___ LISTED ENTRIES ___
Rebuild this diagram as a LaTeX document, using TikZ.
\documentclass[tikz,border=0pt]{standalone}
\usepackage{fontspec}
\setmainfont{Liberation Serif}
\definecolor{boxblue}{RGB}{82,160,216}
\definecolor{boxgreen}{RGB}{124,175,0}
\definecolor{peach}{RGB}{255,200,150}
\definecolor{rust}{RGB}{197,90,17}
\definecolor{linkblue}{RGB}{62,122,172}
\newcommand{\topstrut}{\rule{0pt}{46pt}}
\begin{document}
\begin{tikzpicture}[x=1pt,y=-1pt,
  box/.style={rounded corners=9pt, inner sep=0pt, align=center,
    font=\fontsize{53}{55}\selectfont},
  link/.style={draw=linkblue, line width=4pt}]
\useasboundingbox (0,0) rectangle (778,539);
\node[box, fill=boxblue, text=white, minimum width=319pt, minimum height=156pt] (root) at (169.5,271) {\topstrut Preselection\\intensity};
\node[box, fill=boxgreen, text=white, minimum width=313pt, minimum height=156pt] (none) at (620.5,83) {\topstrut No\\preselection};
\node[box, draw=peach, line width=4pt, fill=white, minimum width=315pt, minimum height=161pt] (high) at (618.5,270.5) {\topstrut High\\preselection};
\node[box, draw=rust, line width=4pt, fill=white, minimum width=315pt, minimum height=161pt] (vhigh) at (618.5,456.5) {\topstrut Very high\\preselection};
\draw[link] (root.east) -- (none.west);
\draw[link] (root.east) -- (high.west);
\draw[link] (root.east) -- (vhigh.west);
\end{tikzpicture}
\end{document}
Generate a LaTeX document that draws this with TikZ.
___
Copy out each line of the records that holds the string "this".

EXPECTED OUTPUT:
Rebuild this diagram as a LaTeX document, using TikZ.
Generate a LaTeX document that draws this with TikZ.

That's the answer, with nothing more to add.